Grillo: nel nome del figlio

martedì 20 aprile 2021


Ogni presunto stupratore è bello a papà suo? E al partito di cui papà è leader? Certo lo sfogo su Facebook di Beppe Grillo, suscitato dal fatto che finalmente qualche giornale si è occupato – dopo quasi due anni – della controversa vicenda che riguarda il figlio e tre suoi amici – è di quelli che richiederebbero un appassionato intervento di una delle tante femministe moleste e aggressive del Me too mondiale. Una tipo Asia Argento ad esempio.

Il padre che minimizza un video che invece l’accusa ritiene la prova regina per un eventuale rinvio a giudizio – “c’è un gruppo che ride, ragazzi di 19 anni che si divertono e ridono in mutande e saltellano con il pis...o, così... perché sono quattro cog…ni” – è quasi un classico della tanto deprecata mentalità maschilista che non si perde occasione di deprecare. Ma tant’è: se a farla grossa e forse a macchiarsi di un orrendo reato è il figlio di chi aizza le folle augurando la galera a tutti i politici che non siano gli ipocritelli a Cinque Stelle che urlano “onestà”, allora vanno bene anche i cliché da “processo per stupro”. Lo ricordate? Un classico degli anni Settanta, un documentario dell’epoca che ripercorreva il calvario di una ragazza che doveva sottoporsi alle domande più intime e pruriginose dei giudici in aula.

E il ribaltamento della frittata si completa chiedendosi Grillo – e non chi legge i giornali – “come mai non li hanno messi in galera?”. Già, se lo chiede pure il ricco ex padrone di Facile.it che, invece, in carcere ci è finito e ancora ci soggiorna per avere fatto sesso troppo violento con una escort pagata 3500 euro a rapporto e convinta dagli inquirenti a denunciarlo, dopo essere stata beccata fuori dal suo attico in condizioni più che alterate da un mix di droghe.
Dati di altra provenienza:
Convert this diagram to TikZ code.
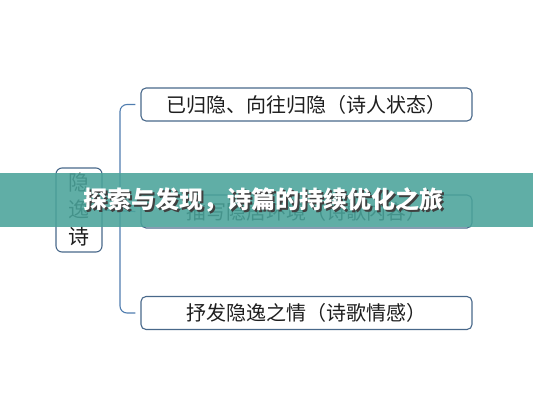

Non osiamo immaginare cosa avrebbe allora detto Grillo delle vittime di Harvey Weinstein, tra cui la su citata Asia Argento, che le denunzie per stupro le hanno esternate urbi et orbi appena una ventina di anni dopo l’eventuale commissione del reato. È la morale a doppio standard che caratterizza non solo i Cinque stelle e Beppe Grillo ma quasi tutti i partiti dell’attuale arco costituzionale. E che contribuisce – insieme al doppio standard che usa anche buona parte della magistratura – a rendere l’Italia un Paese più simile alla Turchia di Recep Tayyip Erdogan che a una democrazia occidentale.